I was born and grew up in L.A. When I was about twelve I began to have thoughts that I needed to experience life somewhere else. My main motivation was to get outside urban areas and see how the other 25% of the country lives. I kept steering toward a career with the National Park Service or the Forest Service and moved out of state to get a forestry education. I lived in Arizona and New Mexico for over ten years. I transferred to Bridgeport, Calfornia and that locale is heavily influenced by Nevada. 55% of the land of Bridgeport Ranger District of the Toiyabe National Forest is located in Nevada so I often think that I really lived in Nevada as well and have stated such on this website. I lived in Bridgeport for 7 years and transferred to Mammoth Lakes nearly 21 years ago.
I've seen life in other states as I've lived it. You deal with a lot of issues when you work for the Forest Service, many that the residents themselves don't have any knowdedge of. You deal with a lot of land use law, and the lack of it, along with state and local governments. I've been on fires and investigations in 8 additional states and have gone to long term 4 week plus) university courses on the east coast sponsered by the Forest Service. Clemson University to be specific. I've been lucky to have the limited experience in all ten states I've lived and/or worked in.
I don't hold any particular allegiance to California even though I was born in the state. I've gone where I had to go for my career and those places and work I'm most interested in. California has some great agenices, in particular OES, CDF, DPR (state parks), Caltrans, and the CHP. All but the CHP are so far ahead of similar agencies in the other states I've lived in and been assigned to for fires and other temporary work, suffiiciently enough that it is clearly obvious to me. The CHP is an outstanding agency and in the states I've lived in only the DPS in Arizona is close. I've dealt with all these types of agencies in the states I've worked in and even if I wanted to rag on California I can't deny what I observed. Many states in other regions of the country might have just as good or better agencies as California does, but I did not find them in the four states I lived in, or the 8 others states I've spent time in.
The incident command system was developed here and is now the nationwide standard. This is not California provincialism, it is what happened. When you have the most challenging wildland and urban-wildland interface in the world, combine that with earthquakes, mudslides, and flooding that exceeds the frequency of disasters in many other states you better come up with something that works. Neccessity has been the mother of invention in the state and thoes California agencies I mentioned often gather ideas from other states, but people in those other states regard things from California with an amazing amount of suspiciion that has been demonstrated to me when no one has any idea that I'm from California, some right in the Forest Service, who I worked for from 1973 to 1999.
I've been blessed to be able to live and work outside California, this is just where I've been for the last 27 years.
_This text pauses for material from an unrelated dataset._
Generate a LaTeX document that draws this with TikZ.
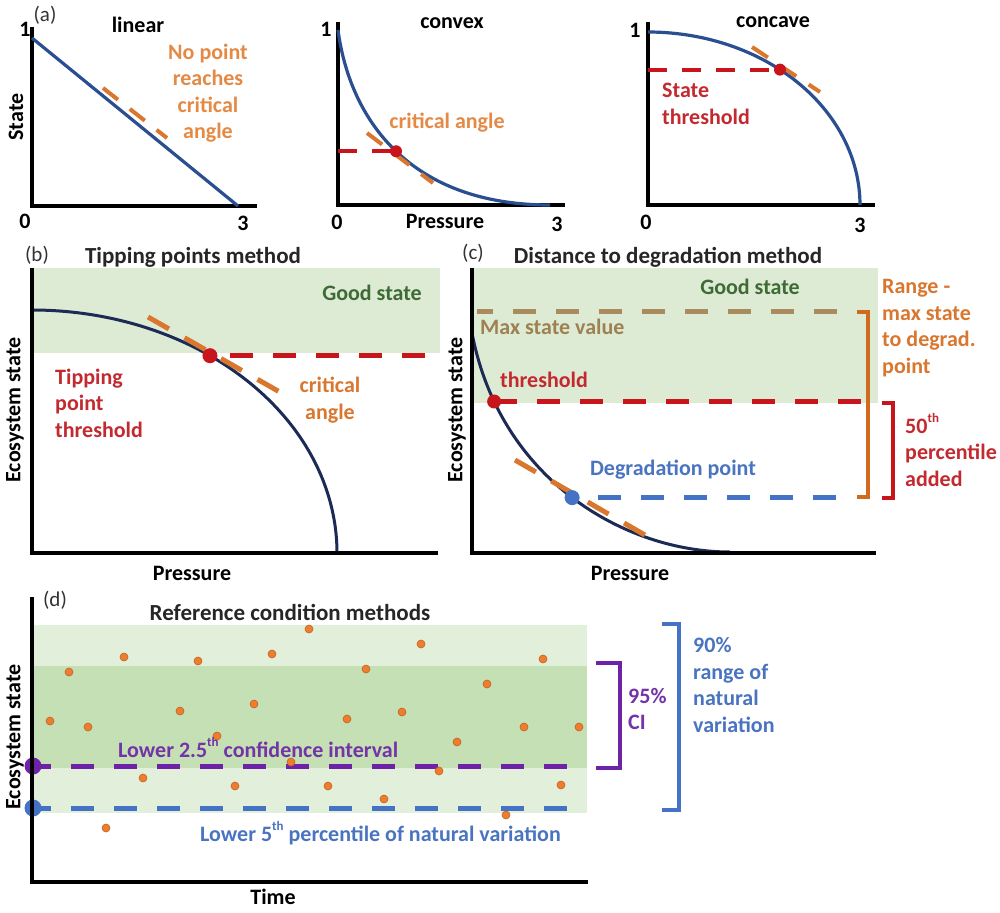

We may move back to Arizona in the next few years in order to get closer to our families in Arizona. I don't hold any provincial California attitudes and have found value in every region I've lived in. None of them can compare to each other, you can't find everything in one place. That is a huge reason I chose the Forest Service as a career as it affords the opportunity to live and work in 44 states in large megalopisis areas, places with no town at all, and everthing in between. My only regret is that I could only live in 4 states. I'm at an age where living in more than one more is not likely.
I wish people would lay off the Kalifornia and land of fruits and nuts thing. It is a rap the state does not deserve based on my experience. We all need to learn from each other, no matter where we live and no matter what we look like. I've been sharply criticized for holding a provincial California attitude by one poster, in the face of the anti-California provincial attitude of quite a few posters on this thread.
the People's Republic Of Kalifornia Does Not Wish To Be Part Of The United States When The Laws Of The Land Are Inconvenient For The Fruits And Nuts Who Live There. Perhaps They Should Try Secession....
Fred K1VR's PRB-1 presentation at Dayton in 2004:
http://www.antennazoning.com/docs//K1VR-Dayton2004/index_files/frame.htm
Think about the questions posed in the PRB-1 presentation and how they relate to the Palmdale situation. I see many blatant violations, IMHO.